沙夫茨伯里伯爵三世是苏格兰启蒙思潮的主要领导者,也是18世纪第一位从情感的角度系统讨论“趣味”观念的哲学家。国内学者董志刚曾指出:“沙氏的哲学带有很浓的柏拉图色彩,相比之下,情感论是他的创作。”[1]然而,目前国内关于其思想的研究并不多见,仅有的几篇或聚焦于美学维度,或局限于道德哲学。同样,国外研究也以政治角度为主,集中探讨辉格党背景对其哲学思想的影响。例如,约瑟夫·里克沃特(Joseph Rykwert)认为,沙氏思想的基本内核是社会政治[2]。同样,沙氏的传记作者罗伯特·沃伊特(Robert Voitle)也指出,政治与哲学是其传记的两大主题,从早年开始,贯穿始终[3]。值得一提的是,上述政治研究视角难免使人聚焦沙氏的贵族身份,继而引发关于其思想体系的进一步讨论。《英国思想》(The English Mind)一书就认为沙氏的思想难以摆脱阶级局限性,其道德哲学是“贵族的美学”(aesthetic of an aristocracy)[4]。然而,伊格尔顿却在2018年出版的《论文化》一书中指出,以沙氏为代表的哲学家们将文化概念扩展到了更为现实的层面,将“作为特定珍贵价值的文化分散到作为共享生活方式的文化之中”[5]。换言之,伊格尔顿认为,沙氏的思想并未局限在贵族俱乐部内部。那么,我们究竟该如何理解上述讨论呢?

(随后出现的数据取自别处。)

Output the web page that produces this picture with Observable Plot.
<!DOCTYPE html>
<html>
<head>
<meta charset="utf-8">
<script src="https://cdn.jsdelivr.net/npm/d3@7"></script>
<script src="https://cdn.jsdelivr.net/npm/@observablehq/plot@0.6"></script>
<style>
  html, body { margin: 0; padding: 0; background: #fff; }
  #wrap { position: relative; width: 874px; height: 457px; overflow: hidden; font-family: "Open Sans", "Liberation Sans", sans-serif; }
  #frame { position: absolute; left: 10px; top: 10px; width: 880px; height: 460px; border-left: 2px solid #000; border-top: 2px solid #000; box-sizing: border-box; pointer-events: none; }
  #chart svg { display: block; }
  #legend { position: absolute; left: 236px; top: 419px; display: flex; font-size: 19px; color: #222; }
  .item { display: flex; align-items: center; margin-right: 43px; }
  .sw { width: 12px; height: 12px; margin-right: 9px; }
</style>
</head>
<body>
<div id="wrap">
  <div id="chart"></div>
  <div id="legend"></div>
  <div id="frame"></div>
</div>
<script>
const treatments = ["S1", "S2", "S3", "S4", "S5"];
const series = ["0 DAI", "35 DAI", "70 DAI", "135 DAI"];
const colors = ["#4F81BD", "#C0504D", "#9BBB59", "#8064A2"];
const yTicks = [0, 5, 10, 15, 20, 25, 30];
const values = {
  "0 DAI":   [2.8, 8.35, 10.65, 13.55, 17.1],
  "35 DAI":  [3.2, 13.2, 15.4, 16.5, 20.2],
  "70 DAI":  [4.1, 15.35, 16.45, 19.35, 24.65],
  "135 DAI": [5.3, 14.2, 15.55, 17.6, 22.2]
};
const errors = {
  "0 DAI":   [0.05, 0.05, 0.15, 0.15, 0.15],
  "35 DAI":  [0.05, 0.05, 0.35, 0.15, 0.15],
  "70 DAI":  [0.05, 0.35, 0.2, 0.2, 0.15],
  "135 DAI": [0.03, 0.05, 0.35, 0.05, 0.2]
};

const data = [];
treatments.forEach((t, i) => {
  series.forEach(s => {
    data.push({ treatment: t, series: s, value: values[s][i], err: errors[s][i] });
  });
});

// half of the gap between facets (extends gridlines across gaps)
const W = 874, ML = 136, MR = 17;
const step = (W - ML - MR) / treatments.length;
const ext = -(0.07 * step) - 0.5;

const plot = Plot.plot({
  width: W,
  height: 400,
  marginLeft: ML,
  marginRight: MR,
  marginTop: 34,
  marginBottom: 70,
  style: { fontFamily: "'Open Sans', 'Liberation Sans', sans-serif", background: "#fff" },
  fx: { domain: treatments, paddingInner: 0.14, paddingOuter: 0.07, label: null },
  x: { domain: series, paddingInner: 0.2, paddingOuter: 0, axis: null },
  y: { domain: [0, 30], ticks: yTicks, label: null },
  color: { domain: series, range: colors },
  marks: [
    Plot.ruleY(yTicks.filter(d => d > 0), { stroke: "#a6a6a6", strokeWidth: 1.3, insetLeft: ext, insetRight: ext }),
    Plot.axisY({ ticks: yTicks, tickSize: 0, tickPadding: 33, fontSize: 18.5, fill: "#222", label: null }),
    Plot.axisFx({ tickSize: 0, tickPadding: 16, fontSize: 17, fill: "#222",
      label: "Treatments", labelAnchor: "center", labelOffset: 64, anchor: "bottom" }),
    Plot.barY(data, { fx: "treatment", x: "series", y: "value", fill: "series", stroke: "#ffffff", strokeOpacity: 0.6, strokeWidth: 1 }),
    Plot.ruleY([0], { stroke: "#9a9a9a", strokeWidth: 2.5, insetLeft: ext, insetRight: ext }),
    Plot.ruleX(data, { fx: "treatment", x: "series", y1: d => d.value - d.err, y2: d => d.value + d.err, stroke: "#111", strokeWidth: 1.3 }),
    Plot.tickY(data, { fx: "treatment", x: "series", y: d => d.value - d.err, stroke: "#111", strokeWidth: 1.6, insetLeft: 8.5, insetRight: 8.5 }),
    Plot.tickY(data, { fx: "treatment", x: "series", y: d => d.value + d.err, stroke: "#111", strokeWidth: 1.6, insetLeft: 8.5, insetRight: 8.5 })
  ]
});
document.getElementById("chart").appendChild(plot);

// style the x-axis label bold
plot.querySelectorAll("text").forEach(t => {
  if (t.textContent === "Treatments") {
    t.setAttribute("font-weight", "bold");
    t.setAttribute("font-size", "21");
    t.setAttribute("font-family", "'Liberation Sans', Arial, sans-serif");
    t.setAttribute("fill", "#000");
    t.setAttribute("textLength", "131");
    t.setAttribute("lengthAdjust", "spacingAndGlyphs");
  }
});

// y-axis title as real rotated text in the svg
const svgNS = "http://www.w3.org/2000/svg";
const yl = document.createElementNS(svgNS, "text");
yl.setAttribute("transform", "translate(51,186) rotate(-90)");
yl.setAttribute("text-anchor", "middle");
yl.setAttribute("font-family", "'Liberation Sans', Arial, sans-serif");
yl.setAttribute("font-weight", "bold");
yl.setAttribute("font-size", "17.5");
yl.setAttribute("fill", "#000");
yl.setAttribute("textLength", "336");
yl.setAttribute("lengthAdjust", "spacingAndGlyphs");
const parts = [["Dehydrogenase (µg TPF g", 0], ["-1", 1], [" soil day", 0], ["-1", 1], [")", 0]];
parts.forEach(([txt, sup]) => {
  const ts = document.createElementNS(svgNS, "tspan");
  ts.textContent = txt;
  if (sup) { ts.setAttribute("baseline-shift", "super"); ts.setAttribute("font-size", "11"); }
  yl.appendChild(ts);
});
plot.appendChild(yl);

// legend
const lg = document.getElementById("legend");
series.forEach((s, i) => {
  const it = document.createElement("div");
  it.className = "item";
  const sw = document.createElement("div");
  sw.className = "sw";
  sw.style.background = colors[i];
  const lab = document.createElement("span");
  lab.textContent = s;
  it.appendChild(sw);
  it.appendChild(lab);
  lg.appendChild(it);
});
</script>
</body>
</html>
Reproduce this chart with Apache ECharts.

笔者认为,沙氏的“趣味”观是理解上述讨论的有效切入点。通过细读《论人、风俗、舆论和时代的特征》[6],我们发现,其“趣味”观不仅涉及“情感论”,而且与其讨论的“文雅”(politeness)、“讽刺”(raillery)和“对话”(dialogue)等话题休戚相关。通过与上述话题的互动,沙氏的“趣味”观展现了以下过程:个体如何通过反思和对话,超越自身的局限性,从而形成有利于社会和谐的公共精神。也就是说,在沙氏看来,“趣味”的改善能以敦风化俗的形式改良整个社会的文化无意识结构。有意思的是,虽然雷蒙德·威廉斯并未将英国文化批评的传统追溯到沙氏,后者也从未明确谈及何为“文化”,但是他始终用另一套话语体系(即文雅、风俗等)来讨论生活方式。用前文所引伊格尔顿的话说,沙氏讨论的就是“作为生活方式的文化”。可见,要进一步追溯英国文化批评的源头,我们就无法回避沙氏[7];而要进一步了解沙氏的话语体系,我们则必须从其“趣味”观谈起。